*SUPPLIED MATERIAL:*
____

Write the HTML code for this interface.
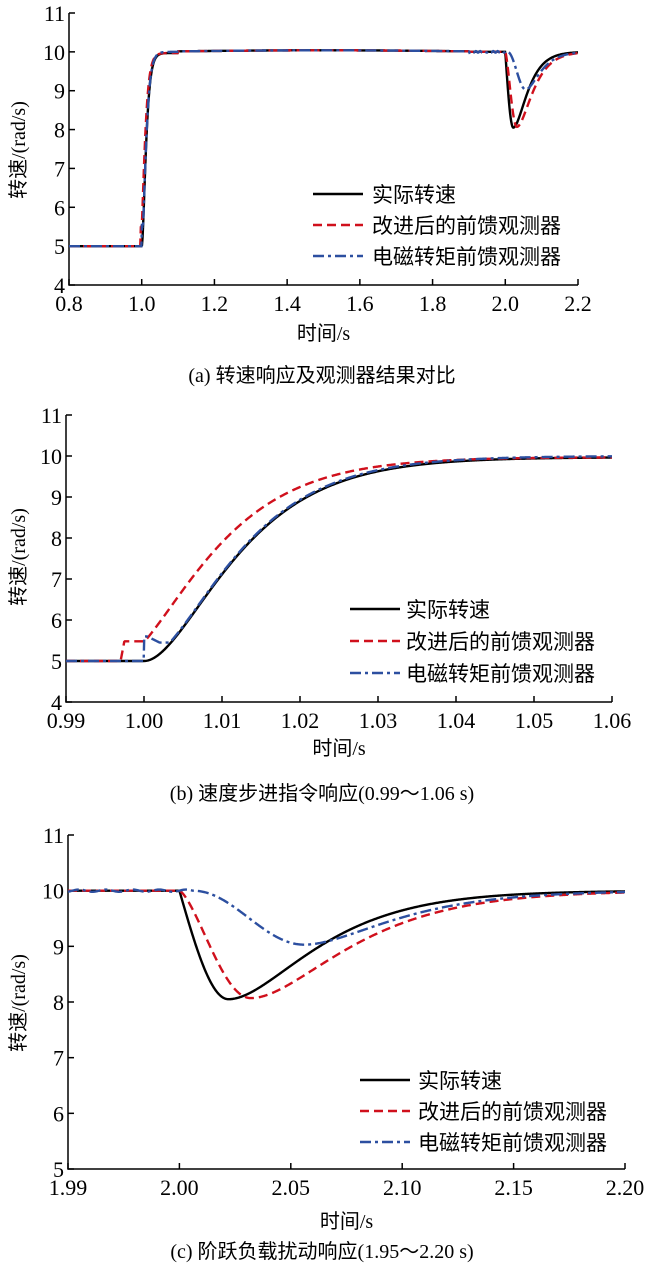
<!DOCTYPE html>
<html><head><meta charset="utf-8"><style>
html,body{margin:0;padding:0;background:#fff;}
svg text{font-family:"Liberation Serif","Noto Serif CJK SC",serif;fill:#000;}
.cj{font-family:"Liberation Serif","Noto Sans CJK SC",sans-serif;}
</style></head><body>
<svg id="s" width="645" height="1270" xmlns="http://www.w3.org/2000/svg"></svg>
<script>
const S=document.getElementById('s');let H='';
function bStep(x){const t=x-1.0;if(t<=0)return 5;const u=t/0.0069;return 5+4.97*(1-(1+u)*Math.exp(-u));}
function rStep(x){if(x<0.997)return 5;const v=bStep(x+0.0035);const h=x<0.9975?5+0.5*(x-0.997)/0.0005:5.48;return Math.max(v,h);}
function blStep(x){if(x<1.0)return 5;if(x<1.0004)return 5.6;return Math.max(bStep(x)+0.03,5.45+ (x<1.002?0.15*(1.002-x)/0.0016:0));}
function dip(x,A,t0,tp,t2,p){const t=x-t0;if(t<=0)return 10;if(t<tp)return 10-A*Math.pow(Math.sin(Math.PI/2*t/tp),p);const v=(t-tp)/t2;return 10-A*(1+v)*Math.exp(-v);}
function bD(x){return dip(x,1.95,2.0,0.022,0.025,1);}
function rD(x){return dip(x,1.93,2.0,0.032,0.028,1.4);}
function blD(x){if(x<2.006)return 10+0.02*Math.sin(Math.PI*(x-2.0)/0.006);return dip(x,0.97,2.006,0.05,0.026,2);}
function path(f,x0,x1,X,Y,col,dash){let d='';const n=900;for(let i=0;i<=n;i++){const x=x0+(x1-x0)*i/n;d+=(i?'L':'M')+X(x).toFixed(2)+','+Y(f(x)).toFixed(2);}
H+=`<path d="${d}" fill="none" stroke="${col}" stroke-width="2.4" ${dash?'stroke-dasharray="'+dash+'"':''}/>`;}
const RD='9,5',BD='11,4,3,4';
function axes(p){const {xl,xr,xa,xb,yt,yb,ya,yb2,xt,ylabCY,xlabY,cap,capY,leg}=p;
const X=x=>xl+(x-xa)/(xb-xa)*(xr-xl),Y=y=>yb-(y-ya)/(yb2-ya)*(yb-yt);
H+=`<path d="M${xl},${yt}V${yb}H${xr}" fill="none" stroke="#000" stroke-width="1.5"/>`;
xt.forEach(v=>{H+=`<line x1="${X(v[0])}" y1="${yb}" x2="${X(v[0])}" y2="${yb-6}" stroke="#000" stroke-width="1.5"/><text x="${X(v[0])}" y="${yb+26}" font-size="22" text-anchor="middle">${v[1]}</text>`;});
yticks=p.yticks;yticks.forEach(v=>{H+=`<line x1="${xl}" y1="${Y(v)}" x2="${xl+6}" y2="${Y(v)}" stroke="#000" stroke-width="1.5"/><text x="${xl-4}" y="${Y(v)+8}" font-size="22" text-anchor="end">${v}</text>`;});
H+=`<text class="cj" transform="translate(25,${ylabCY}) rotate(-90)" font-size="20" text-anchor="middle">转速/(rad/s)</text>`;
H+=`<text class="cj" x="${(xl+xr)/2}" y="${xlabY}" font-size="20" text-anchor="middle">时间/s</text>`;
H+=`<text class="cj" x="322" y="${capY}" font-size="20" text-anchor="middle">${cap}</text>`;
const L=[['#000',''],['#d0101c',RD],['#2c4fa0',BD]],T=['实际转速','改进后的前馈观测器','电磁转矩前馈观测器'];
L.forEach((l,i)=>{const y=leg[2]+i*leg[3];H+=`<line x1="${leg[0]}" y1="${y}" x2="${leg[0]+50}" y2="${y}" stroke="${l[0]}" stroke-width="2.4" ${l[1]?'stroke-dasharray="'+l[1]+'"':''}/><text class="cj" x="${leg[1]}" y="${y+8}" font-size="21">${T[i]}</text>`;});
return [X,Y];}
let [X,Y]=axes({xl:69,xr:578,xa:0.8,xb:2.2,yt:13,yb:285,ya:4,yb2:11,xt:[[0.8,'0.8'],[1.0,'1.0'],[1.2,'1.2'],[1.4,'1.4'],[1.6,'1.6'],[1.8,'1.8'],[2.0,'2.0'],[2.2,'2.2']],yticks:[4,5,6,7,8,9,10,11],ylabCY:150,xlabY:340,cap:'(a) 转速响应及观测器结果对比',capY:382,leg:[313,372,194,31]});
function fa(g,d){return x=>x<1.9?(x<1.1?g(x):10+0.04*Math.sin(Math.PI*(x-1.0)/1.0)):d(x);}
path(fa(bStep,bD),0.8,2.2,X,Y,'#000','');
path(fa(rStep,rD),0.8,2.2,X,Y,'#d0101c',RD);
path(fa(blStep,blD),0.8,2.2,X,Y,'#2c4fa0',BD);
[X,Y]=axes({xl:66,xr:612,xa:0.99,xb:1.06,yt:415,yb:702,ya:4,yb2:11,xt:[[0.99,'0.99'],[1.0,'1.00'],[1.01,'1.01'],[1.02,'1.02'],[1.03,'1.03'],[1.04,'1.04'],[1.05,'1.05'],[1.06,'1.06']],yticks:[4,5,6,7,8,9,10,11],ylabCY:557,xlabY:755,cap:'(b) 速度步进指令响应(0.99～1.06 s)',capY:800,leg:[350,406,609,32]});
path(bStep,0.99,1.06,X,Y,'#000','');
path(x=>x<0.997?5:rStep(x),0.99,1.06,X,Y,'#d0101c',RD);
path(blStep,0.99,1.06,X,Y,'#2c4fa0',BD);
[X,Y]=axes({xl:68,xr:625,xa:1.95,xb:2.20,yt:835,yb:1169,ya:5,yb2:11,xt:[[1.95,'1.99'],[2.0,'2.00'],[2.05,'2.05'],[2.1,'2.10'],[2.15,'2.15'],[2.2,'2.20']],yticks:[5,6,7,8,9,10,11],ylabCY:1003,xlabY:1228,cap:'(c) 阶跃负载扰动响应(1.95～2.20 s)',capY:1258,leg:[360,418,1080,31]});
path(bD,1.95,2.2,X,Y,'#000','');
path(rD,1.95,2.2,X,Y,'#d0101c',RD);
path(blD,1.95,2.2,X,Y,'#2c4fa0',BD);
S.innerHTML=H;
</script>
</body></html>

____

*CHALLENGE:* Transcribe all of the material exactly, leaving out whatever pictures it contains.

*FULL RESPONSE:*
Write the HTML code for this interface.
<!DOCTYPE html>
<html><head><meta charset="utf-8"><style>
html,body{margin:0;padding:0;background:#fff;}
svg text{font-family:"Liberation Serif","Noto Serif CJK SC",serif;fill:#000;}
.cj{font-family:"Liberation Serif","Noto Sans CJK SC",sans-serif;}
</style></head><body>
<svg id="s" width="645" height="1270" xmlns="http://www.w3.org/2000/svg"></svg>
<script>
const S=document.getElementById('s');let H='';
function bStep(x){const t=x-1.0;if(t<=0)return 5;const u=t/0.0069;return 5+4.97*(1-(1+u)*Math.exp(-u));}
function rStep(x){if(x<0.997)return 5;const v=bStep(x+0.0035);const h=x<0.9975?5+0.5*(x-0.997)/0.0005:5.48;return Math.max(v,h);}
function blStep(x){if(x<1.0)return 5;if(x<1.0004)return 5.6;return Math.max(bStep(x)+0.03,5.45+ (x<1.002?0.15*(1.002-x)/0.0016:0));}
function dip(x,A,t0,tp,t2,p){const t=x-t0;if(t<=0)return 10;if(t<tp)return 10-A*Math.pow(Math.sin(Math.PI/2*t/tp),p);const v=(t-tp)/t2;return 10-A*(1+v)*Math.exp(-v);}
function bD(x){return dip(x,1.95,2.0,0.022,0.025,1);}
function rD(x){return dip(x,1.93,2.0,0.032,0.028,1.4);}
function blD(x){if(x<2.006)return 10+0.02*Math.sin(Math.PI*(x-2.0)/0.006);return dip(x,0.97,2.006,0.05,0.026,2);}
function path(f,x0,x1,X,Y,col,dash){let d='';const n=900;for(let i=0;i<=n;i++){const x=x0+(x1-x0)*i/n;d+=(i?'L':'M')+X(x).toFixed(2)+','+Y(f(x)).toFixed(2);}
H+=`<path d="${d}" fill="none" stroke="${col}" stroke-width="2.4" ${dash?'stroke-dasharray="'+dash+'"':''}/>`;}
const RD='9,5',BD='11,4,3,4';
function axes(p){const {xl,xr,xa,xb,yt,yb,ya,yb2,xt,ylabCY,xlabY,cap,capY,leg}=p;
const X=x=>xl+(x-xa)/(xb-xa)*(xr-xl),Y=y=>yb-(y-ya)/(yb2-ya)*(yb-yt);
H+=`<path d="M${xl},${yt}V${yb}H${xr}" fill="none" stroke="#000" stroke-width="1.5"/>`;
xt.forEach(v=>{H+=`<line x1="${X(v[0])}" y1="${yb}" x2="${X(v[0])}" y2="${yb-6}" stroke="#000" stroke-width="1.5"/><text x="${X(v[0])}" y="${yb+26}" font-size="22" text-anchor="middle">${v[1]}</text>`;});
yticks=p.yticks;yticks.forEach(v=>{H+=`<line x1="${xl}" y1="${Y(v)}" x2="${xl+6}" y2="${Y(v)}" stroke="#000" stroke-width="1.5"/><text x="${xl-4}" y="${Y(v)+8}" font-size="22" text-anchor="end">${v}</text>`;});
H+=`<text class="cj" transform="translate(25,${ylabCY}) rotate(-90)" font-size="20" text-anchor="middle">转速/(rad/s)</text>`;
H+=`<text class="cj" x="${(xl+xr)/2}" y="${xlabY}" font-size="20" text-anchor="middle">时间/s</text>`;
H+=`<text class="cj" x="322" y="${capY}" font-size="20" text-anchor="middle">${cap}</text>`;
const L=[['#000',''],['#d0101c',RD],['#2c4fa0',BD]],T=['实际转速','改进后的前馈观测器','电磁转矩前馈观测器'];
L.forEach((l,i)=>{const y=leg[2]+i*leg[3];H+=`<line x1="${leg[0]}" y1="${y}" x2="${leg[0]+50}" y2="${y}" stroke="${l[0]}" stroke-width="2.4" ${l[1]?'stroke-dasharray="'+l[1]+'"':''}/><text class="cj" x="${leg[1]}" y="${y+8}" font-size="21">${T[i]}</text>`;});
return [X,Y];}
let [X,Y]=axes({xl:69,xr:578,xa:0.8,xb:2.2,yt:13,yb:285,ya:4,yb2:11,xt:[[0.8,'0.8'],[1.0,'1.0'],[1.2,'1.2'],[1.4,'1.4'],[1.6,'1.6'],[1.8,'1.8'],[2.0,'2.0'],[2.2,'2.2']],yticks:[4,5,6,7,8,9,10,11],ylabCY:150,xlabY:340,cap:'(a) 转速响应及观测器结果对比',capY:382,leg:[313,372,194,31]});
function fa(g,d){return x=>x<1.9?(x<1.1?g(x):10+0.04*Math.sin(Math.PI*(x-1.0)/1.0)):d(x);}
path(fa(bStep,bD),0.8,2.2,X,Y,'#000','');
path(fa(rStep,rD),0.8,2.2,X,Y,'#d0101c',RD);
path(fa(blStep,blD),0.8,2.2,X,Y,'#2c4fa0',BD);
[X,Y]=axes({xl:66,xr:612,xa:0.99,xb:1.06,yt:415,yb:702,ya:4,yb2:11,xt:[[0.99,'0.99'],[1.0,'1.00'],[1.01,'1.01'],[1.02,'1.02'],[1.03,'1.03'],[1.04,'1.04'],[1.05,'1.05'],[1.06,'1.06']],yticks:[4,5,6,7,8,9,10,11],ylabCY:557,xlabY:755,cap:'(b) 速度步进指令响应(0.99～1.06 s)',capY:800,leg:[350,406,609,32]});
path(bStep,0.99,1.06,X,Y,'#000','');
path(x=>x<0.997?5:rStep(x),0.99,1.06,X,Y,'#d0101c',RD);
path(blStep,0.99,1.06,X,Y,'#2c4fa0',BD);
[X,Y]=axes({xl:68,xr:625,xa:1.95,xb:2.20,yt:835,yb:1169,ya:5,yb2:11,xt:[[1.95,'1.99'],[2.0,'2.00'],[2.05,'2.05'],[2.1,'2.10'],[2.15,'2.15'],[2.2,'2.20']],yticks:[5,6,7,8,9,10,11],ylabCY:1003,xlabY:1228,cap:'(c) 阶跃负载扰动响应(1.95～2.20 s)',capY:1258,leg:[360,418,1080,31]});
path(bD,1.95,2.2,X,Y,'#000','');
path(rD,1.95,2.2,X,Y,'#d0101c',RD);
path(blD,1.95,2.2,X,Y,'#2c4fa0',BD);
S.innerHTML=H;
</script>
</body></html>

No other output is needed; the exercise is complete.